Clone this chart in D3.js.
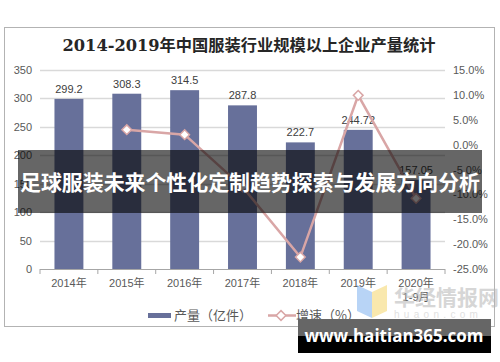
<!DOCTYPE html>
<html>
<head>
<meta charset="utf-8">
<script src="https://cdn.jsdelivr.net/npm/d3@7"></script>
<style>
  body { margin: 0; background: #fff; }
  text { font-family: "Liberation Sans", Arial, "Noto Sans CJK SC", sans-serif; }
</style>
</head>
<body>
<svg width="500" height="362"></svg>
<script>
const svg = d3.select('svg');

// data
const years = ['2014年', '2015年', '2016年', '2017年', '2018年', '2019年', '2020年'];
const output = [299.2, 308.3, 314.5, 287.8, 222.7, 244.72, 157.05];
const outputLabels = ['299.2', '308.3', '314.5', '287.8', '222.7', '244.72', '157.05'];
const growth = [null, 3.0, 2.0, -8.5, -22.6, 9.9, -10.8];
const leftTicks = [0, 50, 100, 150, 200, 250, 300, 350];
const rightTicks = [-25, -20, -15, -10, -5, 0, 5, 10, 15];

const margin = {left: 40, right: 55, top: 70, bottom: 93};
const width = 500, height = 362;
const plotRight = width - margin.right;
const plotBottom = height - margin.bottom;

// outer frame
svg.append('rect')
  .attr('x', 4.5).attr('y', 27.5)
  .attr('width', 490).attr('height', 299)
  .attr('fill', '#fff').attr('stroke', '#b3b3b3');

svg.append('text')
  .attr('x', 249).attr('y', 51)
  .attr('text-anchor', 'middle')
  .style('font-family', '"DejaVu Serif", "Noto Sans CJK SC", serif')
  .style('font-weight', 'bold')
  .style('font-size', '16px')
  .attr('textLength', 373)
  .attr('lengthAdjust', 'spacingAndGlyphs')
  .attr('fill', '#262626')
  .text('2014-2019年中国服装行业规模以上企业产量统计');

const x = d3.scaleBand()
  .domain(years)
  .range([margin.left, plotRight])
  .paddingInner(0.5).paddingOuter(0.25);

const yL = d3.scaleLinear().domain([0, 350]).range([plotBottom, margin.top]);
const yR = d3.scaleLinear().domain([-25, 15]).range([plotBottom, margin.top]);

// gridlines
svg.append('g')
  .selectAll('line').data(leftTicks.filter(d => d > 0))
  .enter().append('line')
    .attr('x1', margin.left).attr('x2', plotRight)
    .attr('y1', d => Math.round(yL(d)) + 0.5)
    .attr('y2', d => Math.round(yL(d)) + 0.5)
    .attr('stroke', '#d9d9d9').attr('stroke-width', 1.5);

// left axis
const yAxisL = svg.append('g')
  .attr('transform', `translate(${margin.left},0)`)
  .call(d3.axisLeft(yL).tickValues(leftTicks).tickSize(0).tickPadding(8));
yAxisL.select('.domain').remove();
yAxisL.selectAll('text').attr('fill', '#595959').style('font-size', '11px');

// right axis
const yAxisR = svg.append('g')
  .attr('transform', `translate(${plotRight},0)`)
  .call(d3.axisRight(yR).tickValues(rightTicks).tickSize(0).tickPadding(8)
    .tickFormat(d => d.toFixed(1) + '%'));
yAxisR.select('.domain').remove();
yAxisR.selectAll('text').attr('fill', '#595959').style('font-size', '11px');

// bars
svg.append('g')
  .selectAll('rect').data(output)
  .enter().append('rect')
    .attr('x', (d, i) => x(years[i]))
    .attr('width', x.bandwidth())
    .attr('y', d => yL(d))
    .attr('height', d => plotBottom - yL(d))
    .attr('fill', '#67709a');

svg.append('g')
  .selectAll('text').data(output)
  .enter().append('text')
    .attr('x', (d, i) => x(years[i]) + x.bandwidth() / 2)
    .attr('y', d => yL(d) - 6)
    .attr('text-anchor', 'middle')
    .attr('fill', '#404040')
    .style('font-size', '11px')
    .text((d, i) => outputLabels[i]);

// x axis
const step = x.step();
const xAxisG = svg.append('g').attr('transform', `translate(0,${plotBottom})`);
xAxisG.append('line')
  .attr('x1', margin.left).attr('x2', plotRight)
  .attr('y1', 0.5).attr('y2', 0.5)
  .attr('stroke', '#a6a6a6');
xAxisG.selectAll('.tk').data(d3.range(years.length + 1))
  .enter().append('line')
    .attr('x1', i => margin.left + i * step).attr('x2', i => margin.left + i * step)
    .attr('y1', 0).attr('y2', 5)
    .attr('stroke', '#a6a6a6');
xAxisG.selectAll('.lbl').data(years)
  .enter().append('text')
    .attr('x', d => x(d) + x.bandwidth() / 2)
    .attr('y', 18)
    .attr('text-anchor', 'middle')
    .attr('fill', '#595959')
    .style('font-size', '11px')
    .text(d => d);
xAxisG.append('text')
  .attr('x', x('2020年') + x.bandwidth() / 2)
  .attr('y', 32)
  .attr('text-anchor', 'middle')
  .attr('fill', '#595959')
  .style('font-size', '11px')
  .text('1-9月');

// growth line
const pts = growth.map((g, i) => ({year: years[i], g})).filter(d => d.g !== null);
const line = d3.line()
  .x(d => x(d.year) + x.bandwidth() / 2)
  .y(d => yR(d.g));
svg.append('path')
  .datum(pts)
  .attr('d', line)
  .attr('fill', 'none')
  .attr('stroke', '#d9a6a6')
  .attr('stroke-width', 2.5);

const diamond = d3.symbol().type(d3.symbolDiamond2).size(60);
svg.append('g')
  .selectAll('path').data(pts)
  .enter().append('path')
    .attr('d', diamond)
    .attr('transform', d => `translate(${x(d.year) + x.bandwidth() / 2},${yR(d.g)})`)
    .attr('fill', '#fff')
    .attr('stroke', '#d9a6a6')
    .attr('stroke-width', 1.5);

// legend
const lg = svg.append('g').attr('transform', 'translate(0,315)');
lg.append('rect').attr('x', 148).attr('y', -2).attr('width', 23).attr('height', 5).attr('fill', '#67709a');
lg.append('text').attr('x', 174).attr('y', 5).attr('fill', '#595959').style('font-size', '13px')
  .style('font-family', '"Noto Sans CJK SC", sans-serif').text('产量（亿件）');
lg.append('line').attr('x1', 268).attr('x2', 296).attr('y1', 0.5).attr('y2', 0.5)
  .attr('stroke', '#d9a6a6').attr('stroke-width', 2.5);
lg.append('path').attr('d', diamond).attr('transform', 'translate(281,0.5)')
  .attr('fill', '#fff').attr('stroke', '#d9a6a6').attr('stroke-width', 1.5);
lg.append('text').attr('x', 296).attr('y', 5).attr('fill', '#595959').style('font-size', '13px')
  .style('font-family', '"Noto Sans CJK SC", sans-serif').text('增速（%）');

// huaon watermark
const wm = svg.append('g').attr('opacity', 0.55);
wm.append('path').attr('d', 'M357,285 L372,292 L372,318 L357,311 Z').attr('fill', '#7fb2ef');
wm.append('path').attr('d', 'M372,292 L387,285 L387,311 L372,318 Z').attr('fill', '#f5d66b');
wm.append('text').attr('x', 394).attr('y', 305)
  .style('font-family', '"Noto Sans CJK SC", sans-serif').style('font-size', '21px')
  .style('font-weight', 'bold').attr('fill', '#b5b5b5').text('华经情报网');
wm.append('text').attr('x', 394).attr('y', 318)
  .style('font-size', '10px').attr('letter-spacing', '4.3px')
  .attr('fill', '#c8c8c8').text('huaon.com');

// overlay banner
svg.append('rect')
  .attr('x', 18).attr('y', 150).attr('width', 464).attr('height', 63)
  .attr('fill', 'rgba(0,0,0,0.6)');
svg.append('text')
  .attr('x', 250).attr('y', 190)
  .attr('text-anchor', 'middle')
  .style('font-family', '"Noto Sans CJK SC", sans-serif')
  .style('font-weight', 'bold')
  .style('font-size', '21px')
  .attr('textLength', 460)
  .attr('lengthAdjust', 'spacingAndGlyphs')
  .attr('fill', '#fff')
  .text('足球服装未来个性化定制趋势探索与发展方向分析');

// site stamp
svg.append('rect').attr('x', 298).attr('y', 319).attr('width', 193).attr('height', 17).attr('fill', '#666');
svg.append('rect').attr('x', 298).attr('y', 336).attr('width', 193).attr('height', 17).attr('fill', '#000');
svg.append('text')
  .attr('x', 394).attr('y', 342)
  .attr('text-anchor', 'middle')
  .style('font-family', '"Open Sans", "DejaVu Sans", sans-serif')
  .style('font-weight', 'bold')
  .style('font-size', '17px')
  .attr('fill', '#fff')
  .text('www.haitian365.com');
</script>
</body>
</html>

== What is needed ==
Repeat the lines above, starting at the first and stopping after the line that holds "const svg = d3.select('svg');", with the pictures left out.

== Written reply ==
Clone this chart in D3.js.
<!DOCTYPE html>
<html>
<head>
<meta charset="utf-8">
<script src="https://cdn.jsdelivr.net/npm/d3@7"></script>
<style>
  body { margin: 0; background: #fff; }
  text { font-family: "Liberation Sans", Arial, "Noto Sans CJK SC", sans-serif; }
</style>
</head>
<body>
<svg width="500" height="362"></svg>
<script>
const svg = d3.select('svg');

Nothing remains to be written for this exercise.